:: Data section

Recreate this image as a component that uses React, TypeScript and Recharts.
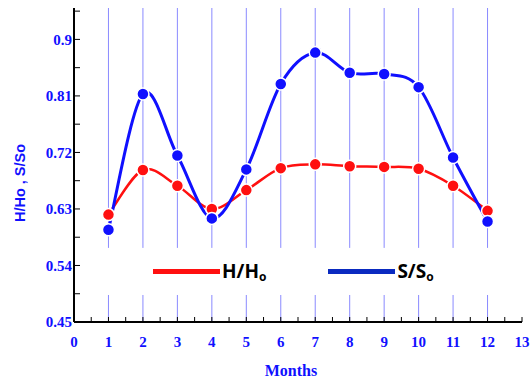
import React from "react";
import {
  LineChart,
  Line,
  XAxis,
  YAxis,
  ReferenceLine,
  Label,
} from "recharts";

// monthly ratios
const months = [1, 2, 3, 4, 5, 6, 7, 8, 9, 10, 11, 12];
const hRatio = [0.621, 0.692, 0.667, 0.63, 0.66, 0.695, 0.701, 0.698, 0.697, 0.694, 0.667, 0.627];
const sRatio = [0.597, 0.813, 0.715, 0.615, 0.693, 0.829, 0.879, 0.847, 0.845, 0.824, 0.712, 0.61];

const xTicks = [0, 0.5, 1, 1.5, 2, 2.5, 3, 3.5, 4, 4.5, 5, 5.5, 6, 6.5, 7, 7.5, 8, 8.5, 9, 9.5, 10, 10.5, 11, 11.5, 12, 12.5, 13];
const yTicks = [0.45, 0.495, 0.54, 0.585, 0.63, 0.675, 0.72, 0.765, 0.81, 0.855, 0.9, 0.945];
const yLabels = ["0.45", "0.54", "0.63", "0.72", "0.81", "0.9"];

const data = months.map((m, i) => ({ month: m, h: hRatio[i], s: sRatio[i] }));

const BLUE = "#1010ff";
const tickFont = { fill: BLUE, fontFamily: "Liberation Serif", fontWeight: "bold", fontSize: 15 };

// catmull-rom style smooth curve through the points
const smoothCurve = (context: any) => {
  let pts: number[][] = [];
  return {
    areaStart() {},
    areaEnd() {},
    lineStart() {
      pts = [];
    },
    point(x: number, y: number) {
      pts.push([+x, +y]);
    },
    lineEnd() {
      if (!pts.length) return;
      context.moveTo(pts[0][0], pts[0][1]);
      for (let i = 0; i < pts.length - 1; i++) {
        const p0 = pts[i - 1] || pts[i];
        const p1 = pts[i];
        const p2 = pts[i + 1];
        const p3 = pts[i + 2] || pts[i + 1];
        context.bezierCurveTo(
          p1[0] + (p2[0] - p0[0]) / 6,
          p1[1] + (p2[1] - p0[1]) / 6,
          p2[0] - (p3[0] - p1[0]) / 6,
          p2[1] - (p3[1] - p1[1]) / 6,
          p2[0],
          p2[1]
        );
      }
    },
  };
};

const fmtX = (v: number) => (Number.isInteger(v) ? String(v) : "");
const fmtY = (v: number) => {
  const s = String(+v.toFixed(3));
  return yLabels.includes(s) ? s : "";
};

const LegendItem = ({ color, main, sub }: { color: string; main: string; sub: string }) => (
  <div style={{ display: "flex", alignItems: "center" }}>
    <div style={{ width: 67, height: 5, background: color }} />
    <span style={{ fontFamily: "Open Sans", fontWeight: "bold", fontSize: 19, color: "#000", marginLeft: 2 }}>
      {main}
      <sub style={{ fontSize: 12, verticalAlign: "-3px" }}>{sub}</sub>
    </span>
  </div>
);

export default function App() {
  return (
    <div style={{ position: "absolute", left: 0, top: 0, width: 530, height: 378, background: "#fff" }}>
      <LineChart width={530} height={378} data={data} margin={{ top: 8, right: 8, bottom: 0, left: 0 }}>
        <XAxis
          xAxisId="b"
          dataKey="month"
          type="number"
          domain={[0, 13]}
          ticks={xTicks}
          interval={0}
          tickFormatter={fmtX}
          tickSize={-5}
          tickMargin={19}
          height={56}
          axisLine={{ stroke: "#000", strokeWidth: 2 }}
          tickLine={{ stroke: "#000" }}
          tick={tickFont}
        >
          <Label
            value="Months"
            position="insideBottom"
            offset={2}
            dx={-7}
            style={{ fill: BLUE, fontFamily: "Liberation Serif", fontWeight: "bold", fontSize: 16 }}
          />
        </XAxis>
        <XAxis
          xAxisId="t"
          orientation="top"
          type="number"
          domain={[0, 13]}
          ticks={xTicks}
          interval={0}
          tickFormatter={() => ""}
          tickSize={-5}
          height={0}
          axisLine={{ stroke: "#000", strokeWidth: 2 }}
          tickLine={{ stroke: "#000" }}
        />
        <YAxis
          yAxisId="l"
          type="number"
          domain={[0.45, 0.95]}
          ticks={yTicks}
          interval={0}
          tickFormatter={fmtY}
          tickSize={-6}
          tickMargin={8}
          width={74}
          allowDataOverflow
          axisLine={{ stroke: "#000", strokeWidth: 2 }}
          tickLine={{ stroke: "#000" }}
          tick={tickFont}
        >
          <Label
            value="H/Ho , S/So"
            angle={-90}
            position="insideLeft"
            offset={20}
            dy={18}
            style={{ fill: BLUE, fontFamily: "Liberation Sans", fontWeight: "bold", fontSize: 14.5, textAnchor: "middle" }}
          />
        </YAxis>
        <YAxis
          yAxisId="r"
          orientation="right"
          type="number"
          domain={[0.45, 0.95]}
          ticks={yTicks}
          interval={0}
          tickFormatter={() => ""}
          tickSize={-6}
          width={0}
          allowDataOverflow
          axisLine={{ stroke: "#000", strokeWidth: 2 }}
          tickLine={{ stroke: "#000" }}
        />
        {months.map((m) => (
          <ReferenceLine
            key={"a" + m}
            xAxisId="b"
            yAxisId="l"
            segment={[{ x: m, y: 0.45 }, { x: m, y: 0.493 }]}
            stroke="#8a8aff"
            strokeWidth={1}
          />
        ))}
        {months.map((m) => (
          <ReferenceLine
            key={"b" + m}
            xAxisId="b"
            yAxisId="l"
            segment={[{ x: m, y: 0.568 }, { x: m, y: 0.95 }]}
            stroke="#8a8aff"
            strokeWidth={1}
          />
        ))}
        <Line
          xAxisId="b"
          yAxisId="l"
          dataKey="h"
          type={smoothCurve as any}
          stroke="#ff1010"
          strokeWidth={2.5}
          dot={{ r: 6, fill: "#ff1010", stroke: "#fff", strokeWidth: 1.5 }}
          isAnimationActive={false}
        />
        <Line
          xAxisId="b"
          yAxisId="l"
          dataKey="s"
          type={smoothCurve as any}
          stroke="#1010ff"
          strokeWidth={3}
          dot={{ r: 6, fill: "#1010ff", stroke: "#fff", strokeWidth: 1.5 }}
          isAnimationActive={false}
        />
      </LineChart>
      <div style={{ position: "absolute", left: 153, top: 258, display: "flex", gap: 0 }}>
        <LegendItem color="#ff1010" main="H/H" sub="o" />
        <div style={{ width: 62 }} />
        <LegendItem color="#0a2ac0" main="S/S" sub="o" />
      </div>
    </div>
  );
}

::::

**Problem statement**:
Go through the material above and print all of it exactly, except the pictures.

**Answer to the task**:
Recreate this image as a component that uses React, TypeScript and Recharts.
import React from "react";
import {
  LineChart,
  Line,
  XAxis,
  YAxis,
  ReferenceLine,
  Label,
} from "recharts";

// monthly ratios
const months = [1, 2, 3, 4, 5, 6, 7, 8, 9, 10, 11, 12];
const hRatio = [0.621, 0.692, 0.667, 0.63, 0.66, 0.695, 0.701, 0.698, 0.697, 0.694, 0.667, 0.627];
const sRatio = [0.597, 0.813, 0.715, 0.615, 0.693, 0.829, 0.879, 0.847, 0.845, 0.824, 0.712, 0.61];

const xTicks = [0, 0.5, 1, 1.5, 2, 2.5, 3, 3.5, 4, 4.5, 5, 5.5, 6, 6.5, 7, 7.5, 8, 8.5, 9, 9.5, 10, 10.5, 11, 11.5, 12, 12.5, 13];
const yTicks = [0.45, 0.495, 0.54, 0.585, 0.63, 0.675, 0.72, 0.765, 0.81, 0.855, 0.9, 0.945];
const yLabels = ["0.45", "0.54", "0.63", "0.72", "0.81", "0.9"];

const data = months.map((m, i) => ({ month: m, h: hRatio[i], s: sRatio[i] }));

const BLUE = "#1010ff";
const tickFont = { fill: BLUE, fontFamily: "Liberation Serif", fontWeight: "bold", fontSize: 15 };

// catmull-rom style smooth curve through the points
const smoothCurve = (context: any) => {
  let pts: number[][] = [];
  return {
    areaStart() {},
    areaEnd() {},
    lineStart() {
      pts = [];
    },
    point(x: number, y: number) {
      pts.push([+x, +y]);
    },
    lineEnd() {
      if (!pts.length) return;
      context.moveTo(pts[0][0], pts[0][1]);
      for (let i = 0; i < pts.length - 1; i++) {
        const p0 = pts[i - 1] || pts[i];
        const p1 = pts[i];
        const p2 = pts[i + 1];
        const p3 = pts[i + 2] || pts[i + 1];
        context.bezierCurveTo(
          p1[0] + (p2[0] - p0[0]) / 6,
          p1[1] + (p2[1] - p0[1]) / 6,
          p2[0] - (p3[0] - p1[0]) / 6,
          p2[1] - (p3[1] - p1[1]) / 6,
          p2[0],
          p2[1]
        );
      }
    },
  };
};

const fmtX = (v: number) => (Number.isInteger(v) ? String(v) : "");
const fmtY = (v: number) => {
  const s = String(+v.toFixed(3));
  return yLabels.includes(s) ? s : "";
};

const LegendItem = ({ color, main, sub }: { color: string; main: string; sub: string }) => (
  <div style={{ display: "flex", alignItems: "center" }}>
    <div style={{ width: 67, height: 5, background: color }} />
    <span style={{ fontFamily: "Open Sans", fontWeight: "bold", fontSize: 19, color: "#000", marginLeft: 2 }}>
      {main}
      <sub style={{ fontSize: 12, verticalAlign: "-3px" }}>{sub}</sub>
    </span>
  </div>
);

export default function App() {
  return (
    <div style={{ position: "absolute", left: 0, top: 0, width: 530, height: 378, background: "#fff" }}>
      <LineChart width={530} height={378} data={data} margin={{ top: 8, right: 8, bottom: 0, left: 0 }}>
        <XAxis
          xAxisId="b"
          dataKey="month"
          type="number"
          domain={[0, 13]}
          ticks={xTicks}
          interval={0}
          tickFormatter={fmtX}
          tickSize={-5}
          tickMargin={19}
          height={56}
          axisLine={{ stroke: "#000", strokeWidth: 2 }}
          tickLine={{ stroke: "#000" }}
          tick={tickFont}
        >
          <Label
            value="Months"
            position="insideBottom"
            offset={2}
            dx={-7}
            style={{ fill: BLUE, fontFamily: "Liberation Serif", fontWeight: "bold", fontSize: 16 }}
          />
        </XAxis>
        <XAxis
          xAxisId="t"
          orientation="top"
          type="number"
          domain={[0, 13]}
          ticks={xTicks}
          interval={0}
          tickFormatter={() => ""}
          tickSize={-5}
          height={0}
          axisLine={{ stroke: "#000", strokeWidth: 2 }}
          tickLine={{ stroke: "#000" }}
        />
        <YAxis
          yAxisId="l"
          type="number"
          domain={[0.45, 0.95]}
          ticks={yTicks}
          interval={0}
          tickFormatter={fmtY}
          tickSize={-6}
          tickMargin={8}
          width={74}
          allowDataOverflow
          axisLine={{ stroke: "#000", strokeWidth: 2 }}
          tickLine={{ stroke: "#000" }}
          tick={tickFont}
        >
          <Label
            value="H/Ho , S/So"
            angle={-90}
            position="insideLeft"
            offset={20}
            dy={18}
            style={{ fill: BLUE, fontFamily: "Liberation Sans", fontWeight: "bold", fontSize: 14.5, textAnchor: "middle" }}
          />
        </YAxis>
        <YAxis
          yAxisId="r"
          orientation="right"
          type="number"
          domain={[0.45, 0.95]}
          ticks={yTicks}
          interval={0}
          tickFormatter={() => ""}
          tickSize={-6}
          width={0}
          allowDataOverflow
          axisLine={{ stroke: "#000", strokeWidth: 2 }}
          tickLine={{ stroke: "#000" }}
        />
        {months.map((m) => (
          <ReferenceLine
            key={"a" + m}
            xAxisId="b"
            yAxisId="l"
            segment={[{ x: m, y: 0.45 }, { x: m, y: 0.493 }]}
            stroke="#8a8aff"
            strokeWidth={1}
          />
        ))}
        {months.map((m) => (
          <ReferenceLine
            key={"b" + m}
            xAxisId="b"
            yAxisId="l"
            segment={[{ x: m, y: 0.568 }, { x: m, y: 0.95 }]}
            stroke="#8a8aff"
            strokeWidth={1}
          />
        ))}
        <Line
          xAxisId="b"
          yAxisId="l"
          dataKey="h"
          type={smoothCurve as any}
          stroke="#ff1010"
          strokeWidth={2.5}
          dot={{ r: 6, fill: "#ff1010", stroke: "#fff", strokeWidth: 1.5 }}
          isAnimationActive={false}
        />
        <Line
          xAxisId="b"
          yAxisId="l"
          dataKey="s"
          type={smoothCurve as any}
          stroke="#1010ff"
          strokeWidth={3}
          dot={{ r: 6, fill: "#1010ff", stroke: "#fff", strokeWidth: 1.5 }}
          isAnimationActive={false}
        />
      </LineChart>
      <div style={{ position: "absolute", left: 153, top: 258, display: "flex", gap: 0 }}>
        <LegendItem color="#ff1010" main="H/H" sub="o" />
        <div style={{ width: 62 }} />
        <LegendItem color="#0a2ac0" main="S/S" sub="o" />
      </div>
    </div>
  );
}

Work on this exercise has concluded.